I am a hopeless romantic and I am not ashamed to admit it. Why should I? For me, romance is the most beautiful, happy, exciting, essential part of a relationship. It doesn’t matter if you are in a new relationship or one that is decades old, it is extremely important to keep the romance flame alive because is that flame that keeps the interest going and the libido in check.
I’m assuming you get involved with someone because you want to feel loved, be happy, feel that you matter and are appreciated. Right? Guess what? Your pattern is in it for the same reason. But how do you go about demonstrating all that without romance? Nobody is asking you to take your partner to some rosy hill running down holding hands singing some BS tune on a glorious day, no, just the bare minimum within your reach.
Some people don’t have it in them, I get it but it’s not an excuse to get out of it without making effort either. I think it’s selfish and shows a lack of care. Nowadays we are lucky to have free scholarships on Google and Youtube, you can go there and learn anything you want, anything, therefore, not doing anything romantic for your partner is unforgivable. So while you’re here take my tips and you’ll be just fine.
These are my Top 10 most romantic ideas:
PicNic – If you’re not a picnic in the park kind of person, then your alternative is a cosy dinner on a rooftop somewhere. For the very lazy, just dinner in their favourite restaurant will do. And the key here is the word “Restaurant” NOT a frogging fast food joint near you.
Present – You don’t need to wait for a special occasion to be nice and generous. I’m not talking about taking her on a shopping spree on Oxford Street, Westfield will suffice. And the beauty is that you don’t even need to plan it, be spontaneous and just do it while you’re out and about.
Surprise – Everyone loves a good surprise because is romantic and it gives you that feeling of excitement, be it a bouquet, jewellery, a single rose, that item they talk so much about, etc… etc… Receiving something that you like unexpectedly is always a joy.
Dancing – Nowadays the streets are full of amazing artists singing their hearts out for survival, when you’re passing one, stop, be generous with your donation and then turn to your partner and ask her to dance with you. Yes, on the streets and in the middle of the crowd, why not? But again, there’s always an alternative. When you’re having a cosy evening, put some music on and ask her to dance in the privacy of your own space. No crowd, no excuses.
Bath – Relaxing bath is always appreciated. Prepare a nice scented bath with candles around for your partner and allow them time to enjoy it. You can go the extra mile and toss some rose petals into the water but as long as it’s scented and candles around, it will be good enough.

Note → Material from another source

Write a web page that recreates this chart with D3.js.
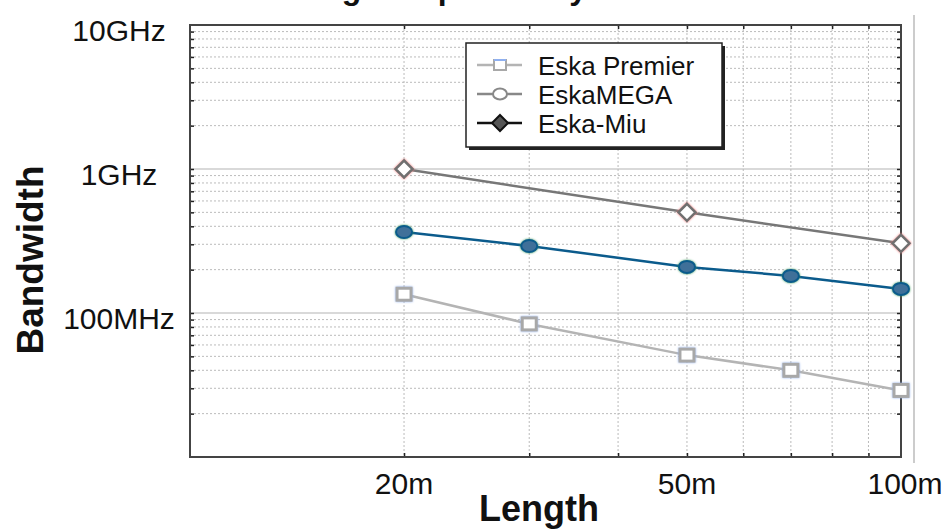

Hang out – Most of the time couples just coddle up on the sofa, which is normal but can be boring. Sometimes it’s a great idea to have a living room picnic. Simply push your tea table aside, blanket on the floor, the tray of grapes and strawberries, glass of your favourite wine and voile la! Especially if it is during winter and you have a fireplace.
Travel dinner – Hold on, I am not asking you to Jet anyone to Paris for dinner at Savoy. But if you can afford it, why not? There are so many River Cruise companies in London, that we are spoiled for choice. Some are better than the others but you can always find one that serves dinner and bubble during the sightseeing. Take your partner to see London at night while having dinner and champagne, it’s simply magical. Or whatever is great where you are, you got the idea.
Cinema – This is one of my top favourites. Take your partner to see a movie. It doesn’t have to be a romantic movie, as long as it’s one you both will enjoy. We all love slouching on the couch watching Netflix but for frog’s sake, it’s good to make effort sometimes. The magic of big-screen will always be there even when the movies are total rubbish, the time spent there together and munching popcorn is worth it.
Letter – Writing a letter to your partner is an old-school thing I know, but that’s exactly what makes it so romantic. It’s personal, it’s well thought of and caring. Not on email, post it!
Dedicate a song – There are millions of lyrics that feel like someone is singing about your situation because there are always those whom you identify with. Pick one that is close to a message you want to send to your partner and dedicate it to them. For me, passing messages through songs is one of the most romantic gestures ever.
The list is endless…
Romance is about appreciation, intimacy, closeness and commitment, it brings excitement, anticipation and the feeling of being in love. And it improves the sexual drive. It is the desire to be close to someone who makes you feel good about yourself that is what got you in the relationship in the first place, so why not make the most of it? Make effort at least once a month and you’ll be covered for the year. Well… just repeat a couple of them, or ask me for more tips and I’ll be more than happy to provide them.
So if any mother frogger ever said to you “I am not a romantic type”, darling, the translation is loud and clear – “I just can’t give a frog”. One may not be but it’s learnable! So be kind and re-direct them to this article so they can take note of the basic ideas.